TASK TO COMPLETE:
Print the listing from its top line through the line containing "const DX = 21, DY", nothing more, and leave out the pictures.

DATA PROVIDED:
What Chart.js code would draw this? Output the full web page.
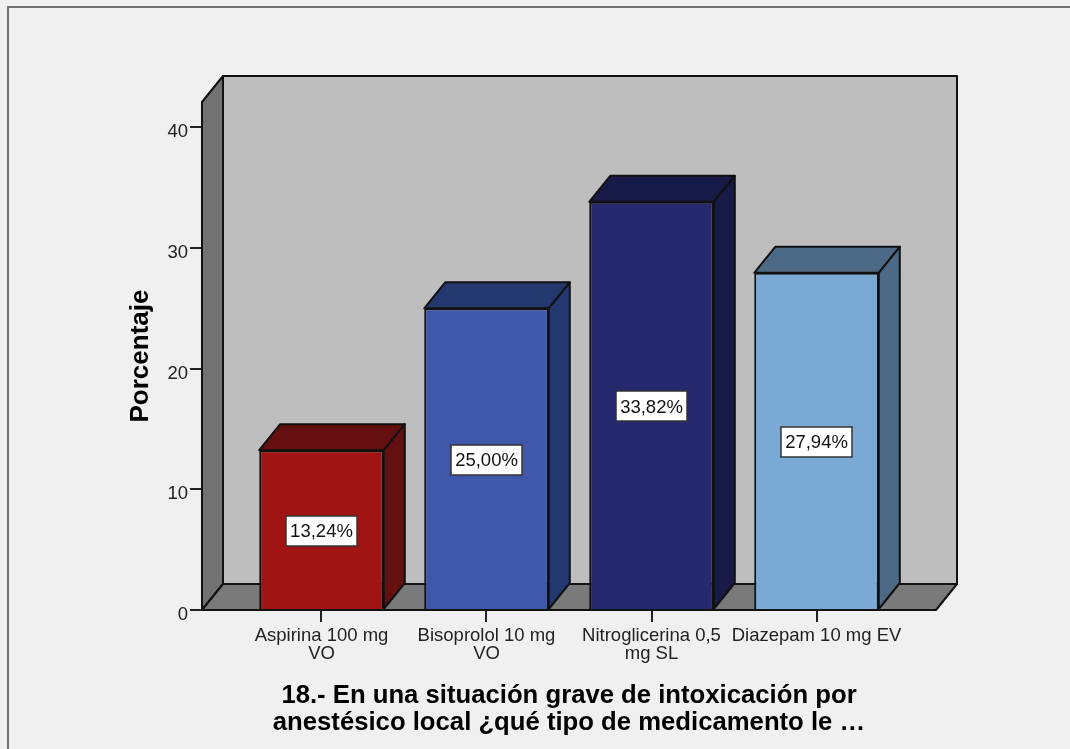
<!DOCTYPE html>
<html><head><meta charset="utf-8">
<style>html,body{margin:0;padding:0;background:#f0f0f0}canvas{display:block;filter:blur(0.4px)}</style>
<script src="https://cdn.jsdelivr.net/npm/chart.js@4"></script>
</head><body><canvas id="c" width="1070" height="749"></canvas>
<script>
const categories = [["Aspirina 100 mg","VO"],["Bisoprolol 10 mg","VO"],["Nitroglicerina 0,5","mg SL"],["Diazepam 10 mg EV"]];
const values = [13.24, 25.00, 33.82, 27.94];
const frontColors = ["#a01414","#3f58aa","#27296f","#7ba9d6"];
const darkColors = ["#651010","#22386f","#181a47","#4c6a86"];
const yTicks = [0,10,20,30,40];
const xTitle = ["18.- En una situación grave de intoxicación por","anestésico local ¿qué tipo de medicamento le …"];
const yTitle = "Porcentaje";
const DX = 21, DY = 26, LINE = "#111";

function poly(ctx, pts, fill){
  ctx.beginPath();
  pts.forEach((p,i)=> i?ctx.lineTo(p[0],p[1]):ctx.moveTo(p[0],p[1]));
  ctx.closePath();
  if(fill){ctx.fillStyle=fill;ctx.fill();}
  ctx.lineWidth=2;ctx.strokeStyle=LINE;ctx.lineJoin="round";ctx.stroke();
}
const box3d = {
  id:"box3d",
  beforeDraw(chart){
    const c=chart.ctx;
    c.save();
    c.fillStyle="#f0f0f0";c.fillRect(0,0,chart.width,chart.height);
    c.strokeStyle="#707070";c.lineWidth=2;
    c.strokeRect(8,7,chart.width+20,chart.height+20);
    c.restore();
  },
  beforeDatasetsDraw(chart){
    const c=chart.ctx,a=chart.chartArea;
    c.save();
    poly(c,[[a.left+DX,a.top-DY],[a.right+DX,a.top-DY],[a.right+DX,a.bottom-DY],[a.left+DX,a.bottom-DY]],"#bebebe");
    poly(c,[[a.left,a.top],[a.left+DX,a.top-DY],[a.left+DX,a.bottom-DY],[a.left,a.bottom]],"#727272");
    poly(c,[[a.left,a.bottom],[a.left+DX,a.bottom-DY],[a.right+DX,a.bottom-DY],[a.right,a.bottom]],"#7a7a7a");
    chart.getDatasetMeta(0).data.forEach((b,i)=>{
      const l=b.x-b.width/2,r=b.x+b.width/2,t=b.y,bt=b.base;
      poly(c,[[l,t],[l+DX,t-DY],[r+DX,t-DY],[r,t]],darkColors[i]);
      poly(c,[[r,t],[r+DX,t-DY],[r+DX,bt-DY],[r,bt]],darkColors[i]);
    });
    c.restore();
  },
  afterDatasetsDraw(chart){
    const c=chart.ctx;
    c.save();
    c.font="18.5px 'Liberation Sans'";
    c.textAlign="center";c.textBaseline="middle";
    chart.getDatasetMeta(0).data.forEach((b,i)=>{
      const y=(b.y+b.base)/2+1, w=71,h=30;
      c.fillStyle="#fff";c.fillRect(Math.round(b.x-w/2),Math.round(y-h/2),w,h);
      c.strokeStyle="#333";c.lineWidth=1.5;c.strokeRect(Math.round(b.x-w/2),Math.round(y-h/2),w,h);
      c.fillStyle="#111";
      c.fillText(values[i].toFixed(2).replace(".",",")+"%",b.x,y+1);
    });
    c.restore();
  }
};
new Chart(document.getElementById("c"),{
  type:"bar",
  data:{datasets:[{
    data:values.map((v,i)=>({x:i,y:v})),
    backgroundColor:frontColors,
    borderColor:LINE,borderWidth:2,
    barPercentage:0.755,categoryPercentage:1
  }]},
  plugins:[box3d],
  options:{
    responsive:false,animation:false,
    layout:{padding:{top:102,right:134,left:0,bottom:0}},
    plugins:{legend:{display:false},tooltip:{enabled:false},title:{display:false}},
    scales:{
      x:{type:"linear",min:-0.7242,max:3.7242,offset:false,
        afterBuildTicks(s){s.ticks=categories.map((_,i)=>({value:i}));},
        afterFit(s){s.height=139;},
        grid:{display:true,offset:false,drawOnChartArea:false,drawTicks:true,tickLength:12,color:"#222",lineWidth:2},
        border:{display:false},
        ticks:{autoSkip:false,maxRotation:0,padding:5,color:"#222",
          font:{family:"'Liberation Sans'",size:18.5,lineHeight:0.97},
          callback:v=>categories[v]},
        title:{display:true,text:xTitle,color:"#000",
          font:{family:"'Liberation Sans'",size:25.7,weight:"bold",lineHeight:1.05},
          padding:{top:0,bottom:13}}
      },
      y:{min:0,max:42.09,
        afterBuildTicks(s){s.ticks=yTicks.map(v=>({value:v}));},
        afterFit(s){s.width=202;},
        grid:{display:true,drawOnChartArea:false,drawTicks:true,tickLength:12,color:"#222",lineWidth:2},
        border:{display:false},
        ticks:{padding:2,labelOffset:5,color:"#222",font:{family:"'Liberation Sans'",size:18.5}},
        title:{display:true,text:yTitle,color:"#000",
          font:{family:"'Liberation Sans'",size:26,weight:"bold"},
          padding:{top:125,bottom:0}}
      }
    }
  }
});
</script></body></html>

FINISHED EXERCISE:
What Chart.js code would draw this? Output the full web page.
<!DOCTYPE html>
<html><head><meta charset="utf-8">
<style>html,body{margin:0;padding:0;background:#f0f0f0}canvas{display:block;filter:blur(0.4px)}</style>
<script src="https://cdn.jsdelivr.net/npm/chart.js@4"></script>
</head><body><canvas id="c" width="1070" height="749"></canvas>
<script>
const categories = [["Aspirina 100 mg","VO"],["Bisoprolol 10 mg","VO"],["Nitroglicerina 0,5","mg SL"],["Diazepam 10 mg EV"]];
const values = [13.24, 25.00, 33.82, 27.94];
const frontColors = ["#a01414","#3f58aa","#27296f","#7ba9d6"];
const darkColors = ["#651010","#22386f","#181a47","#4c6a86"];
const yTicks = [0,10,20,30,40];
const xTitle = ["18.- En una situación grave de intoxicación por","anestésico local ¿qué tipo de medicamento le …"];
const yTitle = "Porcentaje";
const DX = 21, DY = 26, LINE = "#111";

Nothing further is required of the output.